In this article, I’ll review the three main problems with generic poly plastic and why it is not an ideal component for the construction of buildings and homes. You’ll see exactly why selecting high-performance vapor barriers matters to the entire spectrum of building project team members: owners, designers, contractors, and homebuilders.

  • Problem #1: Cheap, Recycled Resins Make for Weak, Ineffective Plastic Sheeting
  • Problem #2: Lack of Antioxidants
  • Problem #3: Lacking Multi-Layer Co-Extrusion

Generic, low-quality polyethylene (often referred to as visqueen, although “Visqueen” is in fact a trade name of British Polythene Limited and sold as a quality brand in the UK) is perhaps the best example of a material now considered to be defective when installed beneath the slab. Visqueen is unlikely to withstand either the rigors of the installation process or avoid degradation over time.

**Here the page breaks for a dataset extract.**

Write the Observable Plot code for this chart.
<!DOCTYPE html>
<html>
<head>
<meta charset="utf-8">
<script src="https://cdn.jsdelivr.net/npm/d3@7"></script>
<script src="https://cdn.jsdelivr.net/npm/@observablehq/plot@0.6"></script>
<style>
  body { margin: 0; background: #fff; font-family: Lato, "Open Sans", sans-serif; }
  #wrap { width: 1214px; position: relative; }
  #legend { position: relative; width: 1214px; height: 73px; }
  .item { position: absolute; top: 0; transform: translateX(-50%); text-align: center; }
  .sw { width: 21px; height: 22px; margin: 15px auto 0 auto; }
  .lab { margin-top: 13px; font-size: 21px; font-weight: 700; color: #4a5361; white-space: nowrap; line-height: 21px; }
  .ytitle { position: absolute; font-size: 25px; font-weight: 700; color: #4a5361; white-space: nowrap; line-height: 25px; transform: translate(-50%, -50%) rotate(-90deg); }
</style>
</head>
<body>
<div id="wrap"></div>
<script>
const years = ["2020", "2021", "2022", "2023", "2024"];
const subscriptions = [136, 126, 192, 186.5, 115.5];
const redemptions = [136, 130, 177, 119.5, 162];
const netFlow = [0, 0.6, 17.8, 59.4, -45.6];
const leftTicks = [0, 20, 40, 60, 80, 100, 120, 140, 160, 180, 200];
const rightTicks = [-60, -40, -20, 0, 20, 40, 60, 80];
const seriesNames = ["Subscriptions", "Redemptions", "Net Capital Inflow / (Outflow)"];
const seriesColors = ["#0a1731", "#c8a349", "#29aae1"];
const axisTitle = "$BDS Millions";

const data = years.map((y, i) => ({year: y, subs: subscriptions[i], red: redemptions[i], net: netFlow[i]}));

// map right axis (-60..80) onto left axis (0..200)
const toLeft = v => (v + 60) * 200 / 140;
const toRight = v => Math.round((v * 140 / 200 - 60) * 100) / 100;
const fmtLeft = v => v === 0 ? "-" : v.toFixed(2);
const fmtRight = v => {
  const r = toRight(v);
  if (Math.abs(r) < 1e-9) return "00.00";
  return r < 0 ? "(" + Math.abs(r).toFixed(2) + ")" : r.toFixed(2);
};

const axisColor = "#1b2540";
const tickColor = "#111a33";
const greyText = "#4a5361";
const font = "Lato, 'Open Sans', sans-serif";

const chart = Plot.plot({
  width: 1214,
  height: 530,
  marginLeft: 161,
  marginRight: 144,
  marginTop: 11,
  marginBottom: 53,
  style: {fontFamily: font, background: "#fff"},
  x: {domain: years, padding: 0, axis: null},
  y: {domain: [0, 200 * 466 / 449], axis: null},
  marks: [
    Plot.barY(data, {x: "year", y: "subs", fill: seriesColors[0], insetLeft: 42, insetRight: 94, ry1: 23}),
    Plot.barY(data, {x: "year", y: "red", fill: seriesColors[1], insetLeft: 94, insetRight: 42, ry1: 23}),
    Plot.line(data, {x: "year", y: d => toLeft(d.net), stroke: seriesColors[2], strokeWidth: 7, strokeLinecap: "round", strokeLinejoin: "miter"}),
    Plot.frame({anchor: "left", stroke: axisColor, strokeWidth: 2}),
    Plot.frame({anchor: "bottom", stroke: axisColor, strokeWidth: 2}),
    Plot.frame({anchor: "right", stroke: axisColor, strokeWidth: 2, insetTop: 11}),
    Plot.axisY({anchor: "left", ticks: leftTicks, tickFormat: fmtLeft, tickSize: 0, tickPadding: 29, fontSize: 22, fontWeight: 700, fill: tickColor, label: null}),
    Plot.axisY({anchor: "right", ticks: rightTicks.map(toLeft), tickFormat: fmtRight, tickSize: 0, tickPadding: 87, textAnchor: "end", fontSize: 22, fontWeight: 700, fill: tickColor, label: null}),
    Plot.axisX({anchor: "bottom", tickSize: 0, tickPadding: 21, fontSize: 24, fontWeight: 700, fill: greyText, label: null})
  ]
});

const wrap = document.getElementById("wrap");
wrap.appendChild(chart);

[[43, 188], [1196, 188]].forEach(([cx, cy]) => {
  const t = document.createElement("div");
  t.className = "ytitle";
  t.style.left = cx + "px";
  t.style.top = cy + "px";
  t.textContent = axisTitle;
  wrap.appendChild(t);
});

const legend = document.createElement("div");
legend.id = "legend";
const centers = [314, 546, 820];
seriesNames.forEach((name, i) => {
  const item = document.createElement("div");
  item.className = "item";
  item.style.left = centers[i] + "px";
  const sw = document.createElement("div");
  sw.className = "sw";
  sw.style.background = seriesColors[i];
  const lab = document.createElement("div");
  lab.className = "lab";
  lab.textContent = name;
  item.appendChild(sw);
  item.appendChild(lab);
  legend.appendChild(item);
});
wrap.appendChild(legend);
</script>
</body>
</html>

Worse, its degradation over time is typically correlated with its poor ability to withstand installation!

Perhaps even more alarming, generic (often 6-mil thick) poly sheeting has been especially common in residential construction to satisfy bare minimum code requirements.

The easiest way to understand why generic poly is defective when installed beneath the slab is to hold it in one hand, while holding in the other a vapor barrier material that meets Class A of the standard specification for plastic water vapor retarders, ASTM E1745. Poly is thin, riddled with inconsistencies (i nodules, variation in thickness), and easy to tear, while a Class A vapor barrier is the opposite.

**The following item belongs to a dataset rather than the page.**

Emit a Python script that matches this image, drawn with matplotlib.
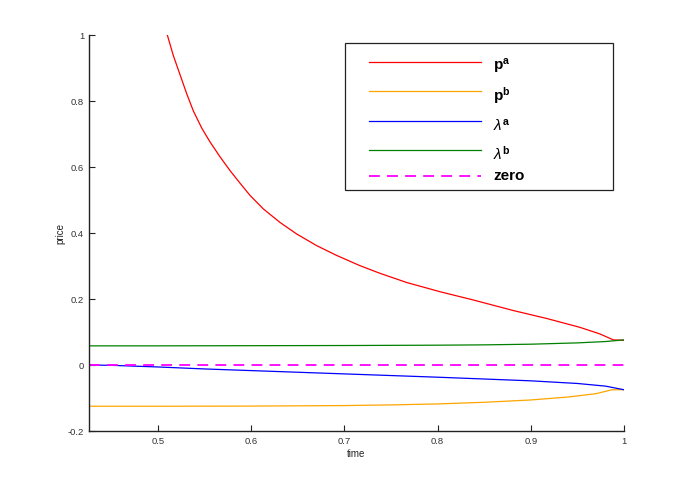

Since you may not be holding samples of material while reading this article, the next best thing is to gain an understanding of how high-performance plastic sheeting, specifically those designed as under-slab vapor barriers, are engineered.

3 Problems with Generic Poly Plastic

Problem #1: Cheap, Recycled Resins Make for Weak, Ineffective Plastic Sheeting

Prime, Fist-Melt Resins are Critical for Effective Under-Slab Vapor Barriers

Common-poly-vapor-barrier-attributes

The first problem is a complex, material science matter, but even a basic knowledge of polymer chemistry makes it easy to understand. Here we go:

High-performance under-slab vapor barriers primarily utilize polyolefins. “Olefin” refers to class of plastic monomers (e.g. ethylene, propylene) with different atomic structures—they are all hydrocarbons on a basic level— and “poly” denotes that these materials are strung together in large chains. The lengths of these chains and degree of branching along them in large part determine the quality of the resins and many of the physical characteristics of finished goods utilizing them. Chain length and branching tend to correlate well with the density of the bulk plastic; thus, especially when dealing with polyethylene, we tend to classify products by their density (e.g. low-density polyethylene [LDPE], high-density polyethylene [HDPE], etc.).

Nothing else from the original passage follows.